Copy the data exactly; pictures stay out of the copy.

##### MATERIAL

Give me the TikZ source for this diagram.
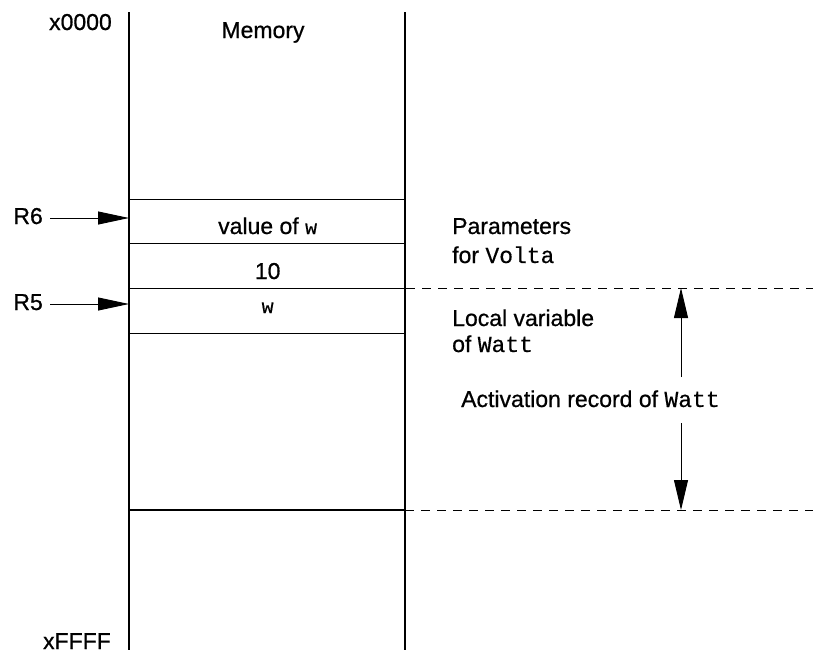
\documentclass[tikz,border=0pt]{standalone}
\usepackage{fontspec}
\setmainfont{Liberation Sans}[BoldFont=Liberation Sans, BoldFeatures={FakeBold=0.7}]
\setmonofont{Liberation Mono}[BoldFont=Liberation Mono, BoldFeatures={FakeBold=0.4}]
\usetikzlibrary{arrows.meta}
\begin{document}
\begin{tikzpicture}[x=1pt,y=-1pt,
  lbl/.style={font=\fontsize{23}{27}\selectfont\bfseries, inner sep=0pt},
  cell/.style={draw, line width=1.3pt, minimum width=276pt, inner sep=0pt, lbl},
  col/.style={line width=1.1pt},
  ptr/.style={line width=0.9pt, -{Triangle[length=31pt,width=13pt]}},
  span/.style={line width=0.9pt, -{Triangle[length=30pt,width=14pt]}},
  dashline/.style={dashed, dash pattern=on 9pt off 7pt, line width=1pt}]
\useasboundingbox (0,0) rectangle (813,654);
% column
\coordinate (tl) at (129,12);
\coordinate (bl) at (129,650);
\coordinate (tr) at (405,12);
\coordinate (br) at (405,650);
\draw[col] (tl) -- (bl);
\draw[col] (tr) -- (br);
\node[lbl, anchor=base east] (top) at (112,30) {x0000};
\node[lbl, anchor=base east] (bot) at (111,649) {xFFFF};
\node[lbl, anchor=base] (mem) at (263,38) {Memory};
% cells
\node[cell, minimum height=44pt, anchor=north west] (c1) at (129,199) {};
\node[lbl, anchor=base] (t1) at (c1.center |- 0,234) {value of {\ttfamily\fontsize{20}{24}\selectfont w}};
\node[cell, minimum height=45pt, anchor=north west] (c2) at (129,243) {};
\node[lbl, anchor=base] (t2) at (c2.center |- 0,279) {10};
\node[cell, minimum height=45pt, anchor=north west] (c3) at (129,288) {};
\node[lbl, anchor=base] (t3) at (c3.center |- 0,313) {{\ttfamily\fontsize{20}{24}\selectfont w}};
\coordinate (l5a) at (129,510);
\coordinate (l5b) at (405,510);
\draw[line width=1.3pt] (l5a) -- (l5b);
% pointers
\node[lbl, anchor=base east] (r6) at (43,224) {R6};
\node[lbl, anchor=base east] (r5) at (43,310) {R5};
\coordinate (r6s) at (50,218);
\coordinate (r5s) at (50,304);
\draw[ptr] (r6s) -- (r6s -| c1.west);
\draw[ptr] (r5s) -- (r5s -| c3.west);
% dashed extensions
\coordinate (d1) at (813,288);
\coordinate (d2) at (813,510);
\draw[dashline] (c3.north east) -- (d1);
\draw[dashline] (l5b) -- (d2);
% labels
\node[lbl, anchor=base west] (p1) at (452,234) {Parameters};
\node[lbl, anchor=base west] (p2) at (452,263) {for {\ttfamily\fontsize{23}{26}\selectfont Volta}};
\node[lbl, anchor=base west] (v1) at (452,326) {Local variable};
\node[lbl, anchor=base west] (v2) at (452,352) {of {\ttfamily\fontsize{23}{26}\selectfont Watt}};
\node[lbl, anchor=base west] (ar) at (461,407) {Activation record of {\ttfamily\fontsize{23}{26}\selectfont Watt}};
% span arrows
\coordinate (aup) at (681,288);
\coordinate (aupf) at (681,377);
\coordinate (adn) at (681,510);
\coordinate (adnf) at (681,423);
\draw[span] (aupf) -- (aup);
\draw[span] (adnf) -- (adn);
\end{tikzpicture}
\end{document}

##########

» FINISHED ANSWER:
Give me the TikZ source for this diagram.
\documentclass[tikz,border=0pt]{standalone}
\usepackage{fontspec}
\setmainfont{Liberation Sans}[BoldFont=Liberation Sans, BoldFeatures={FakeBold=0.7}]
\setmonofont{Liberation Mono}[BoldFont=Liberation Mono, BoldFeatures={FakeBold=0.4}]
\usetikzlibrary{arrows.meta}
\begin{document}
\begin{tikzpicture}[x=1pt,y=-1pt,
  lbl/.style={font=\fontsize{23}{27}\selectfont\bfseries, inner sep=0pt},
  cell/.style={draw, line width=1.3pt, minimum width=276pt, inner sep=0pt, lbl},
  col/.style={line width=1.1pt},
  ptr/.style={line width=0.9pt, -{Triangle[length=31pt,width=13pt]}},
  span/.style={line width=0.9pt, -{Triangle[length=30pt,width=14pt]}},
  dashline/.style={dashed, dash pattern=on 9pt off 7pt, line width=1pt}]
\useasboundingbox (0,0) rectangle (813,654);
% column
\coordinate (tl) at (129,12);
\coordinate (bl) at (129,650);
\coordinate (tr) at (405,12);
\coordinate (br) at (405,650);
\draw[col] (tl) -- (bl);
\draw[col] (tr) -- (br);
\node[lbl, anchor=base east] (top) at (112,30) {x0000};
\node[lbl, anchor=base east] (bot) at (111,649) {xFFFF};
\node[lbl, anchor=base] (mem) at (263,38) {Memory};
% cells
\node[cell, minimum height=44pt, anchor=north west] (c1) at (129,199) {};
\node[lbl, anchor=base] (t1) at (c1.center |- 0,234) {value of {\ttfamily\fontsize{20}{24}\selectfont w}};
\node[cell, minimum height=45pt, anchor=north west] (c2) at (129,243) {};
\node[lbl, anchor=base] (t2) at (c2.center |- 0,279) {10};
\node[cell, minimum height=45pt, anchor=north west] (c3) at (129,288) {};
\node[lbl, anchor=base] (t3) at (c3.center |- 0,313) {{\ttfamily\fontsize{20}{24}\selectfont w}};
\coordinate (l5a) at (129,510);
\coordinate (l5b) at (405,510);
\draw[line width=1.3pt] (l5a) -- (l5b);
% pointers
\node[lbl, anchor=base east] (r6) at (43,224) {R6};
\node[lbl, anchor=base east] (r5) at (43,310) {R5};
\coordinate (r6s) at (50,218);
\coordinate (r5s) at (50,304);
\draw[ptr] (r6s) -- (r6s -| c1.west);
\draw[ptr] (r5s) -- (r5s -| c3.west);
% dashed extensions
\coordinate (d1) at (813,288);
\coordinate (d2) at (813,510);
\draw[dashline] (c3.north east) -- (d1);
\draw[dashline] (l5b) -- (d2);
% labels
\node[lbl, anchor=base west] (p1) at (452,234) {Parameters};
\node[lbl, anchor=base west] (p2) at (452,263) {for {\ttfamily\fontsize{23}{26}\selectfont Volta}};
\node[lbl, anchor=base west] (v1) at (452,326) {Local variable};
\node[lbl, anchor=base west] (v2) at (452,352) {of {\ttfamily\fontsize{23}{26}\selectfont Watt}};
\node[lbl, anchor=base west] (ar) at (461,407) {Activation record of {\ttfamily\fontsize{23}{26}\selectfont Watt}};
% span arrows
\coordinate (aup) at (681,288);
\coordinate (aupf) at (681,377);
\coordinate (adn) at (681,510);
\coordinate (adnf) at (681,423);
\draw[span] (aupf) -- (aup);
\draw[span] (adnf) -- (adn);
\end{tikzpicture}
\end{document}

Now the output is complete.